As it turns out, these newly re-ascendant Classicals, now being called New Classicals, inspired by Friedman, often taught at universities located inland near some kind of “freshwater”. The remaining supporters of Keynesian viewpoints, now under severe attack, taught at schools nearer the ocean. Then in 1976 R.E. Hall pens a paper called Notes on the Current State of Empirical Macroeconomics and identifies this split and associates freshwater and saltwater with the split.

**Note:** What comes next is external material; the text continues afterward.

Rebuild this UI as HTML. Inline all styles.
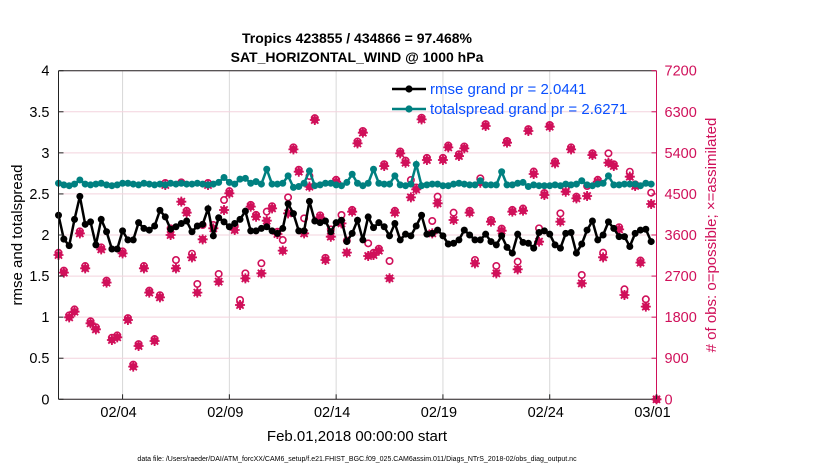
<!DOCTYPE html>
<html><head><meta charset="utf-8"><style>
body{margin:0;background:#fff;}
svg text{font-family:"Liberation Sans",sans-serif;}
</style></head><body>
<svg id="chart" width="830" height="470" viewBox="0 0 830 470" xmlns="http://www.w3.org/2000/svg">
<rect x="0" y="0" width="830" height="470" fill="#fff"/>
<g id="grid"></g>
<g id="marks"></g>
<g id="axes"></g>
<text x="357" y="43" text-anchor="middle" font-size="14" font-weight="bold">Tropics 423855 / 434866 = 97.468%</text>
<text x="357" y="62" text-anchor="middle" font-size="14" font-weight="bold">SAT_HORIZONTAL_WIND @ 1000 hPa</text>
<text transform="translate(22,235) rotate(-90)" text-anchor="middle" font-size="15">rmse and totalspread</text>
<text transform="translate(716,235) rotate(-90)" text-anchor="middle" font-size="15" fill="#d0105a"># of obs: o=possible; ×=assimilated</text>
<text x="357" y="441" text-anchor="middle" font-size="15">Feb.01,2018 00:00:00 start</text>
<text x="357" y="461" text-anchor="middle" font-size="7">data file: /Users/raeder/DAI/ATM_forcXX/CAM6_setup/f.e21.FHIST_BGC.f09_025.CAM6assim.011/Diags_NTrS_2018-02/obs_diag_output.nc</text>
<g>
<line x1="392" y1="89" x2="426" y2="89" stroke="#000" stroke-width="2.5"/>
<circle cx="409" cy="89" r="3.6" fill="#000"/>
<text x="430" y="94" font-size="15" fill="#0a50ff">rmse grand pr = 2.0441</text>
<line x1="392" y1="109" x2="426" y2="109" stroke="#008080" stroke-width="2.5"/>
<circle cx="409" cy="109" r="3.6" fill="#008080"/>
<text x="430" y="114" font-size="15" fill="#0a50ff">totalspread grand pr = 2.6271</text>
</g>
</svg>
<script>
const rmse=[2.24,1.95,1.87,2.19,2.47,2.13,2.16,1.88,2.19,2.04,1.83,1.83,2.05,1.94,1.94,2.15,2.08,2.06,2.11,2.30,2.22,2.07,2.10,2.14,2.17,2.04,2.11,2.13,2.32,1.99,2.21,2.16,2.10,2.14,2.19,2.29,2.05,2.05,2.08,2.10,2.05,2.02,2.08,2.38,2.26,2.05,2.05,2.41,2.17,2.15,2.17,2.04,2.15,2.18,1.92,2.02,2.18,1.94,2.22,2.09,2.15,2.10,1.99,2.14,1.94,2.01,1.99,2.11,2.24,2.01,2.02,2.06,1.99,1.89,1.90,1.94,2.06,2.00,1.94,1.94,2.01,1.92,1.88,1.99,1.85,1.78,2.01,1.91,1.90,1.84,2.03,2.05,2.01,1.88,1.84,2.02,2.03,1.78,1.89,2.06,2.17,1.94,2.00,2.16,2.08,1.98,1.98,1.86,2.02,2.06,2.07,1.92];
const spread=[2.63,2.61,2.60,2.62,2.67,2.62,2.61,2.62,2.63,2.61,2.60,
2.61,2.63,2.63,2.62,2.61,2.63,2.62,2.61,2.62,2.61,2.63,
2.62,2.63,2.62,2.62,2.63,2.62,2.61,2.62,2.64,2.70,2.64,
2.62,2.68,2.69,2.63,2.65,2.62,2.80,2.62,2.62,2.63,2.72,
2.58,2.59,2.63,2.78,2.60,2.61,2.63,2.63,2.61,2.60,2.64,
2.74,2.63,2.60,2.63,2.80,2.63,2.62,2.62,2.72,2.61,2.60,
2.62,2.86,2.60,2.61,2.62,2.62,2.60,2.60,2.62,2.63,2.62,
2.61,2.61,2.66,2.61,2.61,2.61,2.77,2.61,2.61,2.63,2.64,
2.59,2.61,2.60,2.60,2.60,2.61,2.60,2.62,2.61,2.62,2.66,
2.61,2.60,2.62,2.63,2.72,2.61,2.61,2.62,2.62,2.62,2.60,2.63,2.62];
const assimilated=[3162,2775,1796,1920,3636,2870,1665,1533,3286,2556,1300,1358,3198,1738,716,1168,2870,2337,1278,2234,4695,3600,2870,4330,4089,3110,2337,3505,4695,3746,2578,4148,4513,3709,2066,2650,4221,4000,2760,3914,4184,3622,3257,4074,5476,4987,3636,4659,6119,3987,3052,3563,4768,3855,3213,4111,5608,5842,3140,3162,3257,5111,2651,4089,5389,5184,4425,4600,6134,5243,3636,4294,5243,5520,3929,5330,5498,4089,2979,4746,5988,3892,2760,3695,5623,4111,2848,4133,5878,4936,3454,4476,5973,5170,3892,4549,5476,4403,2541,4454,5352,4768,3111,5184,5111,3724,2286,4878,4673,2994,2030,4279,0];
const possible=[3210,2820,1840,1970,3680,2920,1710,1580,3330,2600,1350,1400,3240,1780,760,1210,2920,2380,1320,2280,4740,3746,3052,4754,4130,3190,2527,3819,4740,3819,2746,4366,4560,3800,2176,2760,4260,4040,2980,4111,4230,3670,3490,4425,5520,5030,3965,4892,6160,4030,3100,3724,4810,4038,3476,4150,5650,5880,3417,3210,3300,5150,3030,4130,5430,5230,4805,4640,6170,5290,3907,4440,5290,5560,4089,5370,5540,4130,3052,4841,6030,3930,2921,3740,5660,4150,3016,4180,5920,4990,3746,4520,6010,5210,4074,4620,5520,4440,2724,4673,5390,4810,3213,5389,5150,3770,2410,4987,4710,3040,2191,4527,0];
const leftTicks=["0","0.5","1","1.5","2","2.5","3","3.5","4"];
const rightTicks=["0","900","1800","2700","3600","4500","5400","6300","7200"];
const xTickLabels=["02/04","02/09","02/14","02/19","02/24","03/01"];
const xTickDays=[3,8,13,18,23,28];

const X0=58.5,X1=656.5,Y0=399.3,Y1=70.7,DAYS=28;
const NS="http://www.w3.org/2000/svg";
function xd(d){return X0+(X1-X0)*d/DAYS;}
function xi(i){return xd(i*0.25);}
function yl(v){return Y0-(Y0-Y1)*v/4;}
function yr(v){return Y0-(Y0-Y1)*v/7200;}
function mk(tag,attrs,parent){const e=document.createElementNS(NS,tag);for(const k in attrs)e.setAttribute(k,attrs[k]);parent.appendChild(e);return e;}
const grid=document.getElementById('grid'),marks=document.getElementById('marks'),axes=document.getElementById('axes');
const MAG="#d0105a";
xTickDays.forEach((d,k)=>{
 const l=mk('line',{x1:xd(d),x2:xd(d),y1:Y1,y2:Y0,stroke:'#d8d8d8','stroke-width':1},grid);
 
 
});
leftTicks.forEach((t,k)=>{
 const y=yl(k*0.5);
 const l=mk('line',{x1:X0,x2:X1,y1:y,y2:y,stroke:'#f3d3de','stroke-width':1},grid);
 
 
});
possible.forEach((v,i)=>{
 const c=mk('circle',{cx:xi(i),cy:yr(v),r:3.2,fill:'#fff',stroke:MAG,'stroke-width':1.6},marks);
 
 
});
assimilated.forEach((v,i)=>{
 const x=xi(i),y=yr(v);
 const g=mk('g',{},marks);
 
 
 mk('circle',{cx:x,cy:y,r:3.6,fill:MAG},g);
 mk('path',{d:`M${x-5},${y}H${x+5}M${x},${y-5}V${y+5}M${x-3.6},${y-3.6}L${x+3.6},${y+3.6}M${x-3.6},${y+3.6}L${x+3.6},${y-3.6}`,stroke:MAG,'stroke-width':1.8},g);
});
function series(arr,color,name){
 const p=mk('polyline',{points:arr.map((v,i)=>xi(i)+','+yl(v)).join(' '),fill:'none',stroke:color,'stroke-width':2.5},marks);
 
 
 arr.forEach((v,i)=>{
  const c=mk('circle',{cx:xi(i),cy:yl(v),r:3.5,fill:color},marks);
  
  
 });
}
series(spread,'#008080','totalspread');
series(rmse,'#000','rmse');
mk('line',{x1:X0,x2:X0,y1:Y1,y2:Y0,stroke:'#222','stroke-width':1},axes);
mk('line',{x1:X0,x2:X1,y1:Y0,y2:Y0,stroke:'#222','stroke-width':1},axes);
mk('line',{x1:X0,x2:X1,y1:Y1,y2:Y1,stroke:'#222','stroke-width':1},axes);
mk('line',{x1:X1,x2:X1,y1:Y1,y2:Y0,stroke:MAG,'stroke-width':1},axes);
leftTicks.forEach((t,k)=>{
 const y=yl(k*0.5);
 mk('line',{x1:X0,x2:X0+5,y1:y,y2:y,stroke:'#222'},axes);
 const tx=mk('text',{x:X0-9,y:y+5,'text-anchor':'end','font-size':14.5},axes);
 tx.textContent=t;
 
 
});
rightTicks.forEach((t,k)=>{
 const y=yr(k*900);
 mk('line',{x1:X1-5,x2:X1,y1:y,y2:y,stroke:MAG},axes);
 const tx=mk('text',{x:X1+8,y:y+5,'font-size':14.5,fill:MAG},axes);
 tx.textContent=t;
 
 
});
xTickDays.forEach((d,k)=>{
 mk('line',{x1:xd(d),x2:xd(d),y1:Y0,y2:Y0-5,stroke:'#222'},axes);
 const tx=mk('text',{x:xd(d)-4,y:417,'text-anchor':'middle','font-size':14.5},axes);
 tx.textContent=xTickLabels[k];
 
 
});
</script>
</body></html>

As I see it, the major distinguishing feature of macroeconomics is its concern with fluctuations in real output and unemployment. The two burning questions of macroeconomics are: Why does the economy undergo recessions and booms? What effect does conscious government policy have in offsetting these fluctuations? These questions define the issues considered here. I will further restrict my attention to structural approaches, and will avoid discussion of the reduced-form approach, including its recent sophisticated manifestation (7).
As a gross oversimplification, current thought can be divided into two schools. The fresh water view holds that fluctuations are largely attributable to supply shifts and that the government is essentially incapable of affecting the level of economic activity. The salt water view holds shifts in demand responsible for fluctuations and thinks government policies (at least monetary policy) is capable of affecting demand. Needless to say, individual contributors vary across a spectrum of salinity). The old division between monetarists and Keynesians is no longer relevant, as an important element of fresh-water doctrine is the proposition that monetary policy has no real effect. What used to be the standard monetarist view is now middle-of-the-road, and is widely represented, for example, in Cambridge, Massachusetts.
1To take a few examples, Sargent corresponds to distilled water, Lucas to Lake Michigan, Feldstein to the Charles River above the dam, Modigliani to the Charles below the dam, and Okun to the Salton Sea.